The world’s top gold miners are retrenching after COVID-19 related shutdowns despite record prices for the precious metal, with most mine executives prioritising investor returns over production growth.
Gold prices have fuelled a cash surge for miners, with top- and mid-tier producers holding roughly $5 billion in cash as of 30 June, according to Scotiabank estimates.
But interviews with executives, analysts and fund managers show miners are hesitant to spend on pricey projects and tap marginal deposits that require sizeable capital and take years to break even, Reuters reports.
Regulatory filings show that seven out of ten of the global gold miners, including Newmont, the world’s biggest gold miner, Canada’s Barrick and South Africa’s Gold Fields, have cut planned output for the year by 7%, citing coronavirus-related shutdowns.

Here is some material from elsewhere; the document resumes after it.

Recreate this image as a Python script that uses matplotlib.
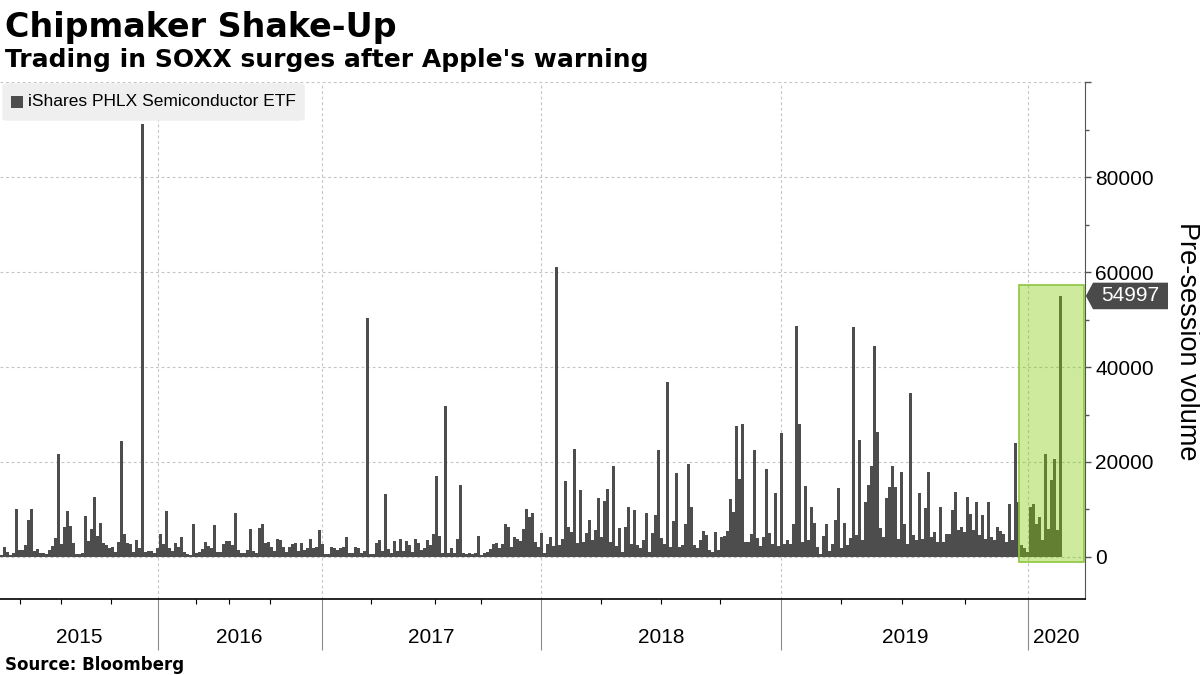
import numpy as np
import matplotlib.pyplot as plt
from matplotlib.patches import Rectangle, FancyBboxPatch, Polygon
from matplotlib.transforms import blended_transform_factory

# Pre-session volume of SOXX, in thousands of shares.
# One bar for every ~3 sessions, from early 2015 to Feb 2020.
volume_k = [
    0.3, 2.1, 1.0, 0.4, 0.7, 10.0, 1.4, 1.5, 2.5, 7.7,
    10.0, 1.2, 1.6, 0.9, 0.8, 0.6, 1.5, 2.2, 3.9, 21.6,
    2.8, 6.3, 9.6, 6.5, 3.0, 0.6, 0.5, 0.8, 8.6, 3.4,
    5.8, 12.6, 4.4, 7.2, 3.0, 2.4, 1.8, 2.1, 1.1, 3.2,
    24.4, 4.9, 2.9, 2.6, 1.0, 3.5, 1.8, 91.2, 1.0, 1.2,
    1.3, 0.9, 1.8, 4.8, 2.8, 9.6, 1.8, 1.2, 3.0, 2.1,
    # 2016
    4.2, 1.0, 0.5, 0.4, 6.9, 0.7, 1.1, 1.6, 3.2, 2.3,
    1.8, 6.7, 1.1, 1.0, 2.8, 3.3, 3.3, 2.5, 9.3, 1.4,
    0.8, 0.7, 1.4, 5.8, 1.3, 0.7, 6.0, 7.0, 3.0, 3.2,
    2.0, 1.2, 3.7, 3.6, 2.0, 1.0, 2.1, 2.6, 3.0, 1.2,
    3.0, 1.4, 1.8, 3.7, 1.8, 2.0, 5.6, 2.8, 0.5, 0.6,
    2.0, 1.9, 1.4, 1.8, 2.1, 4.1, 0.8, 0.7, 2.1, 1.8,
    # 2017
    0.9, 1.2, 50.3, 0.5, 0.5, 3.0, 3.5, 1.2, 13.2, 1.7,
    0.8, 3.3, 1.2, 3.7, 1.2, 3.3, 2.4, 1.0, 3.7, 3.0,
    1.4, 1.8, 3.5, 2.5, 4.7, 17.0, 4.4, 0.7, 31.8, 0.7,
    1.8, 0.7, 3.7, 15.1, 0.7, 0.5, 0.7, 0.6, 0.9, 4.4,
    0.4, 0.7, 1.0, 1.6, 2.7, 3.0, 1.8, 2.6, 6.9, 6.3,
    2.1, 4.1, 3.8, 3.4, 5.8, 10.0, 8.4, 9.3, 3.2, 2.1,
    # 2018
    5.0, 0.8, 2.8, 4.2, 2.3, 61.1, 2.5, 3.7, 16.0, 6.3,
    5.2, 22.7, 3.0, 14.0, 3.2, 5.1, 7.7, 3.5, 5.6, 12.4,
    4.2, 11.7, 14.3, 3.2, 19.1, 2.3, 6.0, 1.0, 6.3, 10.5,
    2.8, 9.8, 2.5, 1.8, 3.5, 9.3, 1.0, 5.1, 8.8, 22.5,
    3.9, 2.8, 36.8, 2.1, 7.6, 17.6, 2.1, 2.4, 7.0, 19.5,
    10.5, 2.5, 1.8, 3.5, 5.5, 4.6, 1.4, 1.1, 5.3, 1.4,
    4.2, 4.4, 5.4, 12.2, 9.5, 27.6, 16.5, 28.1, 3.2, 3.2,
    4.7, 22.5, 4.0, 2.2, 4.2, 18.6, 5.0, 2.7, 13.4, 2.3,
    # 2019
    26.0, 2.8, 3.5, 2.8, 7.0, 48.6, 28.1, 3.2, 14.9, 3.5,
    10.5, 7.2, 2.1, 0.5, 4.4, 7.0, 1.2, 2.8, 7.7, 14.4,
    1.8, 7.2, 2.4, 4.0, 48.4, 4.5, 24.7, 3.5, 11.6, 15.1,
    19.1, 44.4, 26.4, 6.0, 4.2, 12.3, 14.8, 19.1, 14.8, 3.8,
    17.8, 7.0, 2.8, 34.6, 4.6, 3.6, 13.4, 3.8, 10.2, 17.9,
    4.2, 5.3, 3.2, 10.5, 3.2, 4.9, 4.9, 9.8, 13.6, 5.6,
    6.3, 5.3, 12.6, 9.1, 5.6, 11.6, 4.6, 8.8, 3.8, 11.6,
    4.2, 3.5, 6.3, 5.5, 4.9, 3.2, 11.2, 3.5, 23.9, 11.6,
    # 2020
    2.5, 1.8, 1.0, 10.5, 11.1, 7.0, 8.4, 3.5, 21.6, 5.8,
    16.2, 20.7, 5.6, 54.997,
]
last_value = 54997

# Axis layout (in bar index units)
year_labels = ['2015', '2016', '2017', '2018', '2019', '2020']
year_starts = [52.6, 107.2, 180.5, 260.5, 342.8]
quarter_ticks = [6.6, 20.2, 37.1, 65.4, 76.3, 89.9, 123.7, 144.9, 160.5,
                 200.3, 220.4, 240.1, 280.5, 300.8, 321.8]
x_end = 361.67
highlight_start, highlight_end = 339.7, 361.4  # Apple warning window
highlight_top = 57400

bar_color = '#4d4d4d'
grid_kw = dict(color='#c4c4c4', linestyle=(0, (2.5, 2.5)), linewidth=0.8)
font = 'Liberation Sans'

volume = np.array(volume_k) * 1000
x = np.arange(len(volume)) + 0.5

fig = plt.figure(figsize=(12, 6.75), dpi=100)
ax = fig.add_axes([0, 0.11259, 0.90417, 0.76519])

ax.bar(x, volume, width=0.85, color=bar_color, linewidth=0, zorder=2)

ax.set_xlim(0, x_end)
ax.set_ylim(-8900, 100000)

# x axis: year separators and quarter ticks
ax.set_xticks(year_starts)
ax.set_xticks(quarter_ticks, minor=True)
ax.tick_params(axis='x', which='major', length=36.7, width=0.8, color='#8c8c8c',
               labelbottom=False)
ax.tick_params(axis='x', which='minor', length=3.8, width=0.8, color='black')
ax.xaxis.grid(True, which='major', **grid_kw)

bounds = [0] + year_starts + [x_end]
tr = blended_transform_factory(ax.transData, ax.transAxes)
for i, lab in enumerate(year_labels):
    ax.text((bounds[i] + bounds[i + 1]) / 2, -0.0755, lab, transform=tr,
            ha='center', va='center', fontsize=15, family=font)

# y axis on the right
ax.yaxis.tick_right()
yt = [0, 20000, 40000, 60000, 80000, 100000]
ax.set_yticks(yt)
ax.set_yticklabels([str(v) for v in yt[:-1]] + [''], family=font)
ax.set_yticks(np.arange(10000, 100000, 20000), minor=True)
ax.tick_params(axis='y', which='major', length=4.3, width=1, color='#555555',
               pad=3, labelsize=15)
ax.tick_params(axis='y', which='minor', length=3, width=1, color='#555555')
ax.yaxis.grid(True, which='major', **grid_kw)
ax.set_axisbelow(True)

ax.spines['left'].set_visible(False)
ax.spines['top'].set_visible(False)
ax.spines['right'].set_color('#555555')
ax.spines['bottom'].set_color('black')
ax.spines['bottom'].set_linewidth(1.2)

# highlight box
ax.add_patch(Rectangle((highlight_start, -1050), highlight_end - highlight_start,
                       highlight_top + 1050, facecolor=(0.51, 0.80, 0.04, 0.4),
                       edgecolor='#8dc63f', linewidth=1.2, zorder=3))

# last value tag
ty = blended_transform_factory(ax.transAxes, ax.transData)
h = 2800
ax.add_patch(Polygon([(1.0008, last_value), (1.0074, last_value + h), (1.0765, last_value + h),
                      (1.0765, last_value - h), (1.0074, last_value - h)],
                     closed=True, transform=ty, facecolor='#4a4a4a', edgecolor='none',
                     clip_on=False, zorder=5))
ax.text(1.042, last_value, str(last_value), transform=ty, ha='center', va='center',
        color='white', fontsize=15, family=font, zorder=6)

fig.text(1187 / 1200, 1 - 341 / 675, 'Pre-session volume', rotation=270,
         ha='center', va='center', fontsize=19.5, family=font)

# legend
ax.add_patch(FancyBboxPatch((0.002, 1 - 120.7 / 675), 0.252, 37.4 / 675,
                            boxstyle='round,pad=0,rounding_size=0.004',
                            transform=fig.transFigure, facecolor='#efefef',
                            edgecolor='none', clip_on=False, zorder=4))
ax.add_patch(Rectangle((11 / 1200, 1 - 108.3 / 675), 11.6 / 1200, 12.6 / 675,
                       transform=fig.transFigure, facecolor=bar_color,
                       edgecolor='none', clip_on=False, zorder=5))
fig.text(27.8 / 1200, 1 - 102 / 675, 'iShares PHLX Semiconductor ETF',
         ha='left', va='center', fontsize=12.5, family=font, zorder=6)

# titles
fig.text(5 / 1200, 1 - 37 / 675, 'Chipmaker Shake-Up', ha='left', va='baseline',
         fontsize=24, fontweight='bold', family='DejaVu Sans')
fig.text(5 / 1200, 1 - 66.5 / 675, "Trading in SOXX surges after Apple's warning",
         ha='left', va='baseline', fontsize=18, fontweight='bold', family='DejaVu Sans')
fig.text(5 / 1200, 1 - 670 / 675, 'Source: Bloomberg', ha='left', va='baseline',
         fontsize=12, fontweight='bold', family='DejaVu Sans')

fig.savefig('out.png', dpi=100)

The caution is a reversal from the 2011 gold price boom, which prompted buyers to overspend on acquisitions and led to billions in impairments when prices crashed in subsequent years. Companies that have won back investor favour are fearful of making similar mistakes.
“The real trap in the gold industry in the past was chasing volume,” Newmont chief executive officer Tom Palmer told Reuters.
Newmont’s budget this year is $1.3 billion, about half the levels seen in the previous cycle.
Gold Fields said it wasn’t rushing to change cut-off grades, the minimum grade that can be economically mined, despite the higher price.
“It’s not easy to just turn the ship in a different direction,” Nick Holland, chief executive of Gold Fields, told Reuters, referring to boosting output with the higher price.
Barrick’s long-term price assumption remains unchanged at US$1,200, underpinning a growing dividend and debt reduction, its chief executive, Mark Bristow, said.
“No one made any real money” in the last cycle, he said at the Mines and Money Online Connect virtual conference last week.
Growth vs returns
The spot price of gold has climbed more than 500% over the past 20 years, according to Refinitiv data. Global gold output, including output from mines and recycling, rose 22%, according to World Gold Council data.
Miners have hiked dividends on the back of those stronger prices, with Barrick raising its quarterly payout 14% last month and Newmont boosting its payout 79% in April. Scotiabank analysts expect the industry’s dividend growth to continue into 2021.
“Companies still need to take a very conservative approach,” said Joe Foster of Van Eck Associates Corp, which holds shares in Barrick and Newmont and expects gold prices eventually to hit US$3,000.
Investors have even threatened to dump shares of companies that don’t prioritise payouts.
“If we get to the point where growth versus returns becomes a decision point, we’ll back the companies paying returns,” said Mark Burridge at Baker Steel Capital Managers, which holds shares in Kirkland Lake Gold, Kinross Gold and others.